Look for the line containing "Recreate this image as a Python" and the line containing "import plotly.graph_objects as go" in the entries below. Copy those two and all lines between them exactly, leaving out pictures.
START Task inputs
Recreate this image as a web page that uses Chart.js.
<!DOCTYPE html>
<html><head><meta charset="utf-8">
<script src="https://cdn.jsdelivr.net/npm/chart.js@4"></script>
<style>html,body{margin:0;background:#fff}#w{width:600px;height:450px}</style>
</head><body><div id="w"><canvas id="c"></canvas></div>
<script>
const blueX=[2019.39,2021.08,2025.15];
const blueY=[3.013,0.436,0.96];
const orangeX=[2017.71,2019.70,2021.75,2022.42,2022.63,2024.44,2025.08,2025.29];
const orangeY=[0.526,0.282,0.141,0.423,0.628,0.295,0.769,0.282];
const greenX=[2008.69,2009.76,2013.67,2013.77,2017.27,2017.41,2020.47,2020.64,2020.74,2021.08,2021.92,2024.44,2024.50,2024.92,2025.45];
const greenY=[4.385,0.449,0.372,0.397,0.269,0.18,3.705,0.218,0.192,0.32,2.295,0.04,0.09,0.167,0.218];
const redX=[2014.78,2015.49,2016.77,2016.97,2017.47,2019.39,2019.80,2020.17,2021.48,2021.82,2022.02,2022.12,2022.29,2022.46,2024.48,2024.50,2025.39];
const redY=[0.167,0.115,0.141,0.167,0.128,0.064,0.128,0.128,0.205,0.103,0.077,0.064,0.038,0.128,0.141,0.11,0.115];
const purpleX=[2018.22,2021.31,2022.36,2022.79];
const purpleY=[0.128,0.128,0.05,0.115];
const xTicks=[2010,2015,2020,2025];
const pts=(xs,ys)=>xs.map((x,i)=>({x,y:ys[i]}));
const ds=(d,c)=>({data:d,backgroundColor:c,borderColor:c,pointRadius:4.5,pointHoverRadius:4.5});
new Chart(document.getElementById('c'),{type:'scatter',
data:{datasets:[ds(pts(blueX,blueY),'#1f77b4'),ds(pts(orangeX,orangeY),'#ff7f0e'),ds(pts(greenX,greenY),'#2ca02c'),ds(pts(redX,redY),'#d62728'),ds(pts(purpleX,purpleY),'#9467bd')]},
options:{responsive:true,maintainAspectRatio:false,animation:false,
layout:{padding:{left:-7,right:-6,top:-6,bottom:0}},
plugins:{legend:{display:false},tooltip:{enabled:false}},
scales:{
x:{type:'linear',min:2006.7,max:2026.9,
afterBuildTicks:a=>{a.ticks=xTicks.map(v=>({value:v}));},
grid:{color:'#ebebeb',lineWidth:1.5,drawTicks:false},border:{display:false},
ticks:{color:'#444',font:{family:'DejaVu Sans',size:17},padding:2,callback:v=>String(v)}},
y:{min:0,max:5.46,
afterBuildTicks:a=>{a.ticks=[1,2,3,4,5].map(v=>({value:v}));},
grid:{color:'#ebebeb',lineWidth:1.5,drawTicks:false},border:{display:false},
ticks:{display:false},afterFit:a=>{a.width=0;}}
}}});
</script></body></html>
END Task inputs
START Task inputs
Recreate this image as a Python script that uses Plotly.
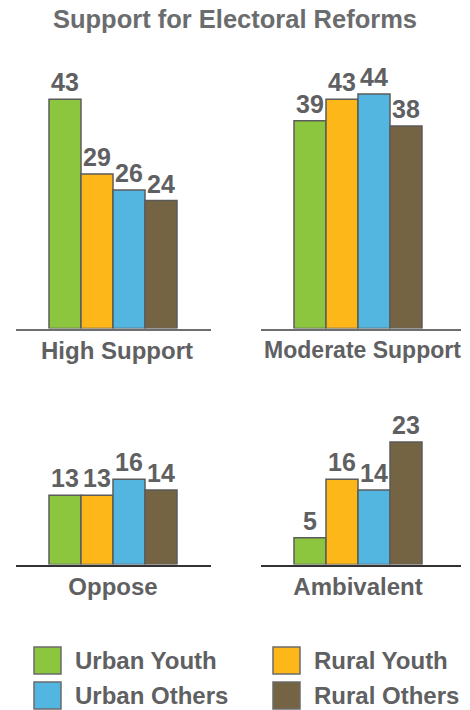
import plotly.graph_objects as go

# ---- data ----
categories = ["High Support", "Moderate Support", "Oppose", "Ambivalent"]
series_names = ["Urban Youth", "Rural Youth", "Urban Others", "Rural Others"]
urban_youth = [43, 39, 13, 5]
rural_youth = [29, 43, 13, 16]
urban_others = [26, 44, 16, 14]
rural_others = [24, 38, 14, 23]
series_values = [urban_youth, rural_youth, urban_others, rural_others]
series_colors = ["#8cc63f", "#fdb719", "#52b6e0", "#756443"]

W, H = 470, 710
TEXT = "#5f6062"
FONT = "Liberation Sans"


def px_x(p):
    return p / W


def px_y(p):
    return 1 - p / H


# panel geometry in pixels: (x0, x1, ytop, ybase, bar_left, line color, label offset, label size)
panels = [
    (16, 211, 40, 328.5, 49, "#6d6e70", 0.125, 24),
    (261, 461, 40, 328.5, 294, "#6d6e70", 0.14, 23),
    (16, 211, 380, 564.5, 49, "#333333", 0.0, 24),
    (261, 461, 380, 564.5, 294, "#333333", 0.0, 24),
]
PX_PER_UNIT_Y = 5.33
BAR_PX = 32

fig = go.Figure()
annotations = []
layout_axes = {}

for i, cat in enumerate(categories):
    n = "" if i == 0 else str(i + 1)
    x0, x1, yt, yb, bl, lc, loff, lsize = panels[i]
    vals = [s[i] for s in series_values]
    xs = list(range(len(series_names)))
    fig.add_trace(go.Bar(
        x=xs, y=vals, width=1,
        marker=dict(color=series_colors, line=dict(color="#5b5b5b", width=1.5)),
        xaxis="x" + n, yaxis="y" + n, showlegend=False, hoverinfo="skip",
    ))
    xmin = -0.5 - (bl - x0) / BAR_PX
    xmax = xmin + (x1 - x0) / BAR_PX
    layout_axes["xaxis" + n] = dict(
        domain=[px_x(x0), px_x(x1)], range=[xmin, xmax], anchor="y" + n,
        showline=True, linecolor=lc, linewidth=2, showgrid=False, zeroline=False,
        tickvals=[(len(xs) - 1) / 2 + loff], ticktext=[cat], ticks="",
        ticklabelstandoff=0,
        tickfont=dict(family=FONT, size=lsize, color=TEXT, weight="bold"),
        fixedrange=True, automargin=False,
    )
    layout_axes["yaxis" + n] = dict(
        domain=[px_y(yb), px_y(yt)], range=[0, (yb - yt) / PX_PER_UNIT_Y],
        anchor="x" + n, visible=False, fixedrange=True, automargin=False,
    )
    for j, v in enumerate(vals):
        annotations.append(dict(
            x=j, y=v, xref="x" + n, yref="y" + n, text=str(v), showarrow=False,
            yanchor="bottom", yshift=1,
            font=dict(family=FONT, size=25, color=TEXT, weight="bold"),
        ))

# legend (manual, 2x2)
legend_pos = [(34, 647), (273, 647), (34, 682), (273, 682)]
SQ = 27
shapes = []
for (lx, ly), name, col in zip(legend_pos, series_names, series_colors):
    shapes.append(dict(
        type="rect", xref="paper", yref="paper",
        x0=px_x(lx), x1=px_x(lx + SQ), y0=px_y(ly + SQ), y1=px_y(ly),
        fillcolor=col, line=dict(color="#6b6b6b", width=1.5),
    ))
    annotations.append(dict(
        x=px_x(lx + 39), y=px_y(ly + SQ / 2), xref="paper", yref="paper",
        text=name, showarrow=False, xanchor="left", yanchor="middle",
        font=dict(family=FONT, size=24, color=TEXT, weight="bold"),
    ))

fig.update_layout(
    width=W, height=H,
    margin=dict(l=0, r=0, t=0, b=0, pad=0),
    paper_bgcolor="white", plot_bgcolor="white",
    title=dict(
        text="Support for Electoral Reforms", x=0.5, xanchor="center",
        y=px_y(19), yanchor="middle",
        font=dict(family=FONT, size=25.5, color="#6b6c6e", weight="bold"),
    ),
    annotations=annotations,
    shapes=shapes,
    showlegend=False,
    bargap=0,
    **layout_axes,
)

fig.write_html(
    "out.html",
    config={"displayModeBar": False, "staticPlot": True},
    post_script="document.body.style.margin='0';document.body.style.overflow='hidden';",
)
END Task inputs
-- Reply --
Recreate this image as a Python script that uses Plotly.
import plotly.graph_objects as go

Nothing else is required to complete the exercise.